-------- PROVIDED RECORDS --------
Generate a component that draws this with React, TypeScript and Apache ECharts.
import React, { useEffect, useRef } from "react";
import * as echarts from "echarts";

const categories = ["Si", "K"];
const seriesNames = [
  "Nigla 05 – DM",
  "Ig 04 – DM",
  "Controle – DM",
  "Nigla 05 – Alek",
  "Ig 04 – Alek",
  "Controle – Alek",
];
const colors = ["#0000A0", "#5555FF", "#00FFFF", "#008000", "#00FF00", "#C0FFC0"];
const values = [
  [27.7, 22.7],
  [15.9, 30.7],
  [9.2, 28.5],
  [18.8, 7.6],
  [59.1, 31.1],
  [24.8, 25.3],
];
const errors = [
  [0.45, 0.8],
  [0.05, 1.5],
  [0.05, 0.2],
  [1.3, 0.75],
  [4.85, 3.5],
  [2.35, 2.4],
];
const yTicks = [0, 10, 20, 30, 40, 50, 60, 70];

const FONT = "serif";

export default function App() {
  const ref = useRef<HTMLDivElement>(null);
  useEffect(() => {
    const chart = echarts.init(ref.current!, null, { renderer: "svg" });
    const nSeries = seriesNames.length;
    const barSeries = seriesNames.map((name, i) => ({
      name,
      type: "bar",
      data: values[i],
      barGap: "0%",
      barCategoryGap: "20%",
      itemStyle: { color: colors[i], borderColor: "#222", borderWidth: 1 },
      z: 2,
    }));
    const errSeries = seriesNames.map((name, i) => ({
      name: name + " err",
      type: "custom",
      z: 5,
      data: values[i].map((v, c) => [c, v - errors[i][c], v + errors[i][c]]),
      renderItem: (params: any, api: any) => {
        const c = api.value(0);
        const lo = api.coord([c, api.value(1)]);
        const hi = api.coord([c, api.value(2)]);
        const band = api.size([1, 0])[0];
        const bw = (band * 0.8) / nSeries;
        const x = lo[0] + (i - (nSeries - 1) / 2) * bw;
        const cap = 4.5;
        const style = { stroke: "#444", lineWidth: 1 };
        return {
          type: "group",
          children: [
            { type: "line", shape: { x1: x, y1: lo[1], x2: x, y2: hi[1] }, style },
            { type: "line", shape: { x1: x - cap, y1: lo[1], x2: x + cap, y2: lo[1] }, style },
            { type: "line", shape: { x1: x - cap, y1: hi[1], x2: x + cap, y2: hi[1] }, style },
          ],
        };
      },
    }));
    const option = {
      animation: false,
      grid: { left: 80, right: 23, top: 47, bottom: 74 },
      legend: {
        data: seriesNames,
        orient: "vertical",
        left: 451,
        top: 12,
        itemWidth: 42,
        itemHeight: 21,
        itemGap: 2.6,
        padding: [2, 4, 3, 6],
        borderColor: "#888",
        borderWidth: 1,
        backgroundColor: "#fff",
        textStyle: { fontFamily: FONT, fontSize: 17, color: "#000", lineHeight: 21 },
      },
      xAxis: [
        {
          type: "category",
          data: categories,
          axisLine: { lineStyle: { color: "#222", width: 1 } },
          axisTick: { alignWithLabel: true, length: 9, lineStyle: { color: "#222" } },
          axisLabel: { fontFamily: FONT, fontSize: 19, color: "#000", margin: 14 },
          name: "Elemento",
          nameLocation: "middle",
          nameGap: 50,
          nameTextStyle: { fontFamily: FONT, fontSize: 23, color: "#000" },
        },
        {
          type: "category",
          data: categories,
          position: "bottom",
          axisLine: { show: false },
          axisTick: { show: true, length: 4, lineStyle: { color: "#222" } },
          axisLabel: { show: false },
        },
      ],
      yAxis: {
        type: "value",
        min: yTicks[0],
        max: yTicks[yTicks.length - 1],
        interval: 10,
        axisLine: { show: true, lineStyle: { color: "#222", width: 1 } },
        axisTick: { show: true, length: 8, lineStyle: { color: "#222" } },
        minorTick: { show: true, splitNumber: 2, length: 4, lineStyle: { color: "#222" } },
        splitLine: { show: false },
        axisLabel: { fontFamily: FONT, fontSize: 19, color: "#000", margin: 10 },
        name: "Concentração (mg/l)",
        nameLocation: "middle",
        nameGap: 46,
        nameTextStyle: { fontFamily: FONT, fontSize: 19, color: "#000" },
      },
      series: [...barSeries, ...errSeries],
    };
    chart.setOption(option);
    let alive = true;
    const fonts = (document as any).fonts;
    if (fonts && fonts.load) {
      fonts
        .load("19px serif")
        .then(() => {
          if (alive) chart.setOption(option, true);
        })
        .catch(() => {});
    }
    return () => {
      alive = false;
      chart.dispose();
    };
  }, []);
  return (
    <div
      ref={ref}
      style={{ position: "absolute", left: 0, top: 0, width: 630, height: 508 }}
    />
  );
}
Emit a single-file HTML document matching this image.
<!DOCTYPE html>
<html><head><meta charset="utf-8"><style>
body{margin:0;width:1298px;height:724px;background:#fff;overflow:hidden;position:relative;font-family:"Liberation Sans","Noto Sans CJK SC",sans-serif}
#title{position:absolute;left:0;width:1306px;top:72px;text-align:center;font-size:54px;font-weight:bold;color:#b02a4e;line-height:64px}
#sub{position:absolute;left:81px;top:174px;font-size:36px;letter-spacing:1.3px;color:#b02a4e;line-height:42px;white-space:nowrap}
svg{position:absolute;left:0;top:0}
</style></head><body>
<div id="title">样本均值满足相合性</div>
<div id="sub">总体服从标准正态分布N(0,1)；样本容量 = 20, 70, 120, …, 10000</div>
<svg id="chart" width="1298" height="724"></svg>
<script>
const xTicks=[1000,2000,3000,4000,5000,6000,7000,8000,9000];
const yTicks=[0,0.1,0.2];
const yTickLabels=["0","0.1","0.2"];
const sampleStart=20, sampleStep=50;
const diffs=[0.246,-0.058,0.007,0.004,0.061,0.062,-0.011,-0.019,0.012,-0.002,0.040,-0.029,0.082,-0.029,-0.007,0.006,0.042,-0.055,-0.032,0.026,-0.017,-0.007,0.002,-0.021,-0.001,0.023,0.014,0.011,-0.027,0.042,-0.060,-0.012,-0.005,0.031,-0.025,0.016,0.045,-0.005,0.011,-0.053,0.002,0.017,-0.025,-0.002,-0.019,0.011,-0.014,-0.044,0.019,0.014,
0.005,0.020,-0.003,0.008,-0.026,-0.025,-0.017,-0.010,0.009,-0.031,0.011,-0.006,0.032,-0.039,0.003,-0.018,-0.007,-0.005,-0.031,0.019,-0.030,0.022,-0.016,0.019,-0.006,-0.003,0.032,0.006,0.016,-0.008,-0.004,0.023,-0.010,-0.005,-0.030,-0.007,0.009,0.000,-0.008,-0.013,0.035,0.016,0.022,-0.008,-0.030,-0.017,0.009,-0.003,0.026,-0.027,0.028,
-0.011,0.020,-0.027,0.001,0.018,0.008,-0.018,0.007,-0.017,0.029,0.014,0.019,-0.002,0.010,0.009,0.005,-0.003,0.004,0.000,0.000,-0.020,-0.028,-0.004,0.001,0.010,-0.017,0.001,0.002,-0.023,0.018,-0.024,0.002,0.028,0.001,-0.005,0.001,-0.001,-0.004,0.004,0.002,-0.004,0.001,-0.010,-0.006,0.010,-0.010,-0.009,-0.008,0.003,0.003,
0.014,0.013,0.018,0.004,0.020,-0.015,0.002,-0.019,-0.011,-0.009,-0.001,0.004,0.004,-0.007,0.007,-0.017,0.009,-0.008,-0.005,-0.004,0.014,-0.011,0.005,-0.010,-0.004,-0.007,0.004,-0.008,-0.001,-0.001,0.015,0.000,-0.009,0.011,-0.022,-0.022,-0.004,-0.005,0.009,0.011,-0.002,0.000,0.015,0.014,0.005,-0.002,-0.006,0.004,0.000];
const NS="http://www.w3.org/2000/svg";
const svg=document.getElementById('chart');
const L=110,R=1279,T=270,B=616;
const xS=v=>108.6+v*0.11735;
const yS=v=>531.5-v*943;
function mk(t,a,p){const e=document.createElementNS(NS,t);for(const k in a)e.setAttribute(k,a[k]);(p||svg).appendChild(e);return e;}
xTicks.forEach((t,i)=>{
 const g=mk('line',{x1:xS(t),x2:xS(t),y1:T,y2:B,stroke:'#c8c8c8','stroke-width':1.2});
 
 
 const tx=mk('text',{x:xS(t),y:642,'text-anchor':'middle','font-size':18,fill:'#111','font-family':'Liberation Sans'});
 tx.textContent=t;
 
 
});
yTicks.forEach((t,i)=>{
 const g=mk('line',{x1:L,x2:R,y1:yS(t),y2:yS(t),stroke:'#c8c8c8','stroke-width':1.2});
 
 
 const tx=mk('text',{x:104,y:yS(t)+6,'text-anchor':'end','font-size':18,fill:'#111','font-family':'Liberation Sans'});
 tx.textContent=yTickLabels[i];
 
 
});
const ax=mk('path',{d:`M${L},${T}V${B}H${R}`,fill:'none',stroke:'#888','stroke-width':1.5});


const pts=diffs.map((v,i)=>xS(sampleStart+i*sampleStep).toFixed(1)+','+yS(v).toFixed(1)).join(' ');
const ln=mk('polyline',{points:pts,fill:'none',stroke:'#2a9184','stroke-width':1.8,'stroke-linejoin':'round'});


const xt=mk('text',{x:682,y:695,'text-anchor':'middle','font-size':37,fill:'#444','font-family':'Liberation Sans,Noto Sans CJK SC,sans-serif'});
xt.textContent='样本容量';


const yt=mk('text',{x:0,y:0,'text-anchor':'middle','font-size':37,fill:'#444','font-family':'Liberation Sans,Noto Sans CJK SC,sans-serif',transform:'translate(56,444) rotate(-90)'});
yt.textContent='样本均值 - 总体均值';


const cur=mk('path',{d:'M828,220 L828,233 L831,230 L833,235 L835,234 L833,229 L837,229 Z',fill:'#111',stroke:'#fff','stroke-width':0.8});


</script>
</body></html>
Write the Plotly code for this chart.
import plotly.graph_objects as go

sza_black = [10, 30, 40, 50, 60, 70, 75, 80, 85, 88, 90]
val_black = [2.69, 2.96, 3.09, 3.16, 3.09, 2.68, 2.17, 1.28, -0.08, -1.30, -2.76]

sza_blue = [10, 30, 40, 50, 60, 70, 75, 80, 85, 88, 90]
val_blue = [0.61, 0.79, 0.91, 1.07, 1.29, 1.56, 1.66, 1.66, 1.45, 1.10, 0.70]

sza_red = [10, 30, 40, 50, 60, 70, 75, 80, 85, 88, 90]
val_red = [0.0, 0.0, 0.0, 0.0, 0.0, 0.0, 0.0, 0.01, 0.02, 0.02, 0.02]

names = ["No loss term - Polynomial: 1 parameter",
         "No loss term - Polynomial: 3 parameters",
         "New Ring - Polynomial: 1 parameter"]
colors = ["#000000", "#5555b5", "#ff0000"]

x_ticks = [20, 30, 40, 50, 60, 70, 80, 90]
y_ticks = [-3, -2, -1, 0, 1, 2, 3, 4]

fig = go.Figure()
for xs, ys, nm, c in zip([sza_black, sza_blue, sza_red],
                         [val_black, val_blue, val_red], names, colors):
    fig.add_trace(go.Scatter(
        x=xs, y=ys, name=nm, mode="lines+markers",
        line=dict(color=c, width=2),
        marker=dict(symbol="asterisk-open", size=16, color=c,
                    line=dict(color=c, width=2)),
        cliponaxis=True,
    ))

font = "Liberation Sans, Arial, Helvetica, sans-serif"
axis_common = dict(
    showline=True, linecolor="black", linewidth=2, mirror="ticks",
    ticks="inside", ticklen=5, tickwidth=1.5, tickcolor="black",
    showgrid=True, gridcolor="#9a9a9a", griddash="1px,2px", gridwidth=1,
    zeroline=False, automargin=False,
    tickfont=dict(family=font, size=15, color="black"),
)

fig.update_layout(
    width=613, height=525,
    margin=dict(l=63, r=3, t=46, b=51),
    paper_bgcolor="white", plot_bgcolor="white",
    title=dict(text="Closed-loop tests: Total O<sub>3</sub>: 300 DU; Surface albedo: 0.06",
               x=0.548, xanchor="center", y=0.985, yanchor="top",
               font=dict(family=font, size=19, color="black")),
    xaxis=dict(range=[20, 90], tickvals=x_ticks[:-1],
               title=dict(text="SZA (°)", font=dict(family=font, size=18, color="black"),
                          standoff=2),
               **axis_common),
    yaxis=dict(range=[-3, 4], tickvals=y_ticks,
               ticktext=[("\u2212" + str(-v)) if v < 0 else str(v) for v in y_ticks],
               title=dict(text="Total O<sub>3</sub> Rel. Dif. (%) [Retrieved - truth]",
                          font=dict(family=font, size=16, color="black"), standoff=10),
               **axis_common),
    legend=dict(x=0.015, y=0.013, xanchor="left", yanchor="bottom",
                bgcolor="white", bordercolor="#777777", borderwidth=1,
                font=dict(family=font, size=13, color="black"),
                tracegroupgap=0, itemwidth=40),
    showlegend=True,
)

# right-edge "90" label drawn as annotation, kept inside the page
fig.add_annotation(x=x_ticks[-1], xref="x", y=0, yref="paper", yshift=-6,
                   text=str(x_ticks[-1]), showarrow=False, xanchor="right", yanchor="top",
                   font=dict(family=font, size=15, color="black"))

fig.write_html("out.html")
--------
Please restate only the opening stretch of the records above: every line from the first through the one containing "import * as", exactly as written.

» EXPECTED OUTPUT
Generate a component that draws this with React, TypeScript and Apache ECharts.
import React, { useEffect, useRef } from "react";
import * as echarts from "echarts";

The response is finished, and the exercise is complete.